━━━━━ STORED DATA

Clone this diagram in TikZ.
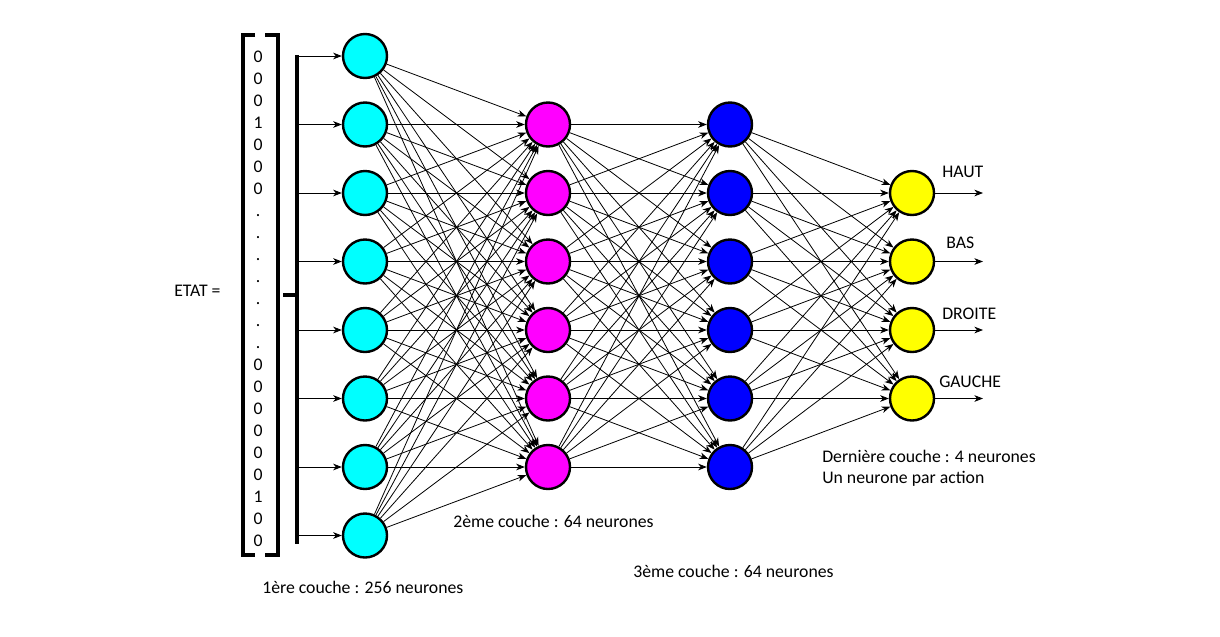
\documentclass[tikz,border=0pt]{standalone}
\usepackage{fontspec}
\setmainfont{Carlito}
\usetikzlibrary{arrows.meta}
\definecolor{incol}{RGB}{0,255,255}
\definecolor{hidcolA}{RGB}{255,0,255}
\definecolor{hidcolB}{RGB}{0,0,255}
\definecolor{outcol}{RGB}{255,255,0}
\begin{document}
\begin{tikzpicture}[x=0.75pt,y=-0.75pt,
  neuron/.style={circle,draw=black,line width=1.8pt,minimum size=33pt,inner sep=0pt},
  link/.style={line width=0.6pt,-{Stealth[length=6.5pt,width=5pt,inset=2pt]}},
  lbl/.style={font=\fontsize{13.3}{15}\selectfont,inner sep=0pt},
  heavy/.style={line width=2.4pt},
]
\useasboundingbox (0,0) rectangle (1220,636);

% state vector entries
\foreach \v [count=\k from 0] in {0,0,0,1,0,0,0,.,.,.,.,.,.,.,0,0,0,0,0,0,1,0,0}
  \node[lbl,anchor=base] (v\k) at (258,{62+22.04*\k}) {\v};

% brackets around the vector
\draw[heavy] (255,35) -- (243,35) -- (243,555) -- (255,555);
\draw[heavy] (265,35) -- (278,35) -- (278,555) -- (265,555);
\node[lbl,anchor=base west] (etat) at (174,296) {ETAT =};

% input bus
\draw[heavy] (297,55) -- (297,544);
\draw[heavy] (283,295) -- (297,295);

% layers
\foreach \i in {0,...,7}
  \node[neuron,fill=incol] (a\i) at (365,{56+68.5*\i}) {};
\foreach \i in {1,...,6}{
  \node[neuron,fill=hidcolA] (b\i) at (548,{56+68.5*\i}) {};
  \node[neuron,fill=hidcolB] (c\i) at (730,{56+68.5*\i}) {};
}
\foreach \i in {2,...,5}
  \node[neuron,fill=outcol] (d\i) at (912,{56+68.5*\i}) {};

% inputs
\foreach \i in {0,...,7}{
  \coordinate (in\i) at (297,{56+68.5*\i});
  \draw[link] (in\i) -- (a\i);
}

% fully connected layers
\foreach \i in {0,...,7}
  \foreach \j in {1,...,6}
    \draw[link] (a\i) -- (b\j);
\foreach \i in {1,...,6}
  \foreach \j in {1,...,6}
    \draw[link] (b\i) -- (c\j);
\foreach \i in {1,...,6}
  \foreach \j in {2,...,5}
    \draw[link] (c\i) -- (d\j);

% outputs
\foreach \i in {2,...,5}{
  \coordinate (out\i) at (983,{56+68.5*\i});
  \draw[link] (d\i) -- (out\i);
}

% action labels
\node[lbl,anchor=base west] (haut) at (942,177) {HAUT};
\node[lbl,anchor=base west] (bas) at (946,248) {BAS};
\node[lbl,anchor=base west] (droite) at (942,319) {DROITE};
\node[lbl,anchor=base west] (gauche) at (939,387) {GAUCHE};

% layer captions
\node[lbl,anchor=base west] (l1) at (262,593) {1ère couche : 256 neurones};
\node[lbl,anchor=base west] (l2) at (453,527) {2ème couche : 64 neurones};
\node[lbl,anchor=base west] (l3) at (633,577) {3ème couche : 64 neurones};
\node[lbl,anchor=base west] (l4a) at (822,462) {Dernière couche : 4 neurones};
\node[lbl,anchor=base west] (l4b) at (822,483) {Un neurone par action};
\end{tikzpicture}
\end{document}
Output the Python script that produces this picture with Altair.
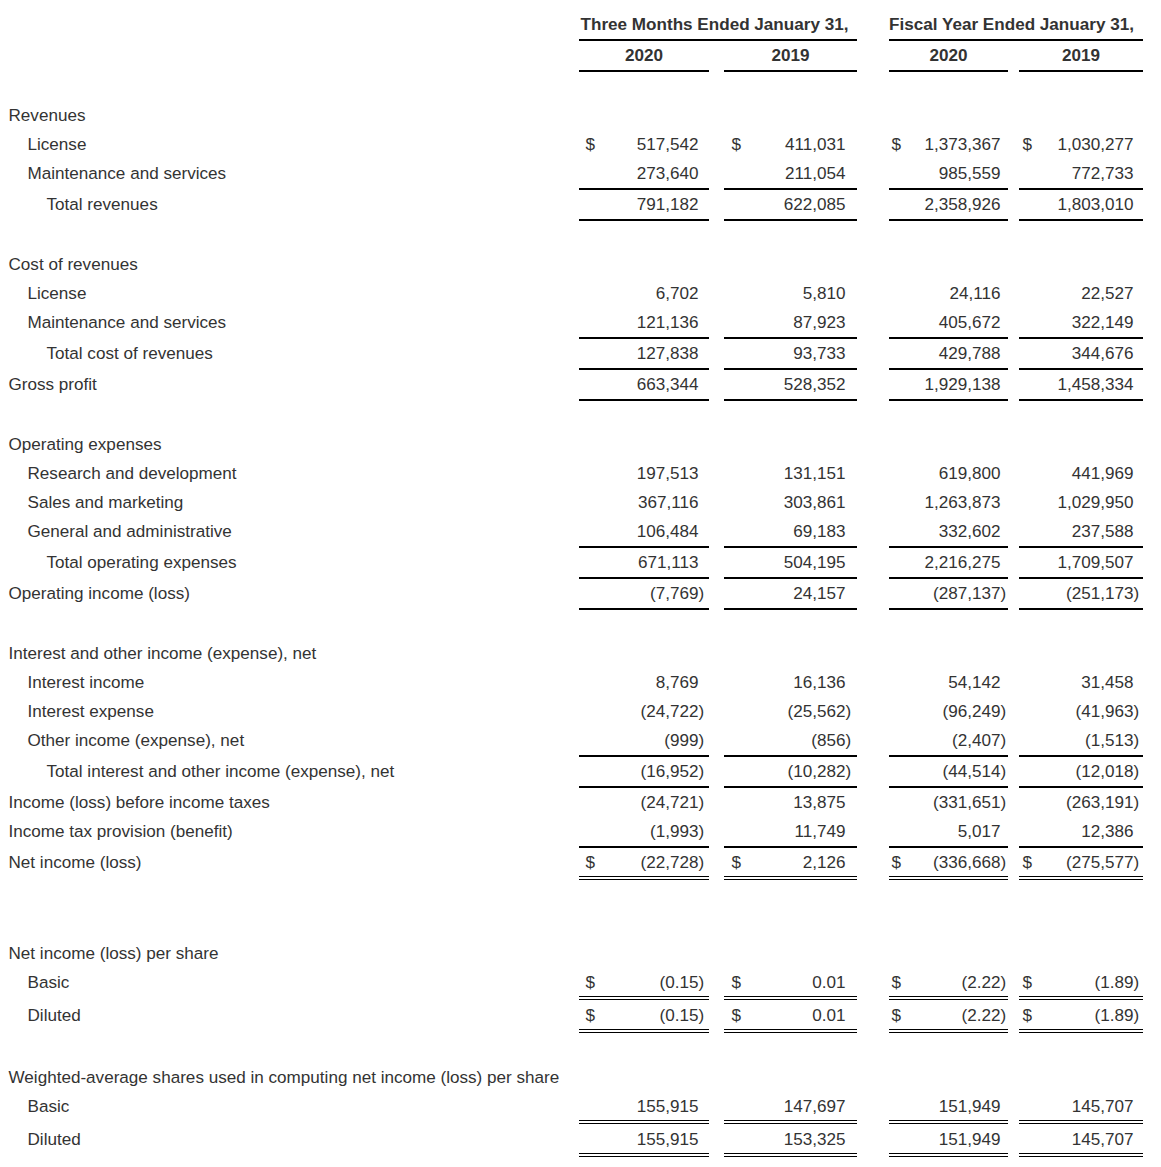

━━━━━━━━━━

## REQUIREMENT
Read the entries above, then pull out the lines that include "this".

## FINAL ANSWER
Clone this diagram in TikZ.
Output the Python script that produces this picture with Altair.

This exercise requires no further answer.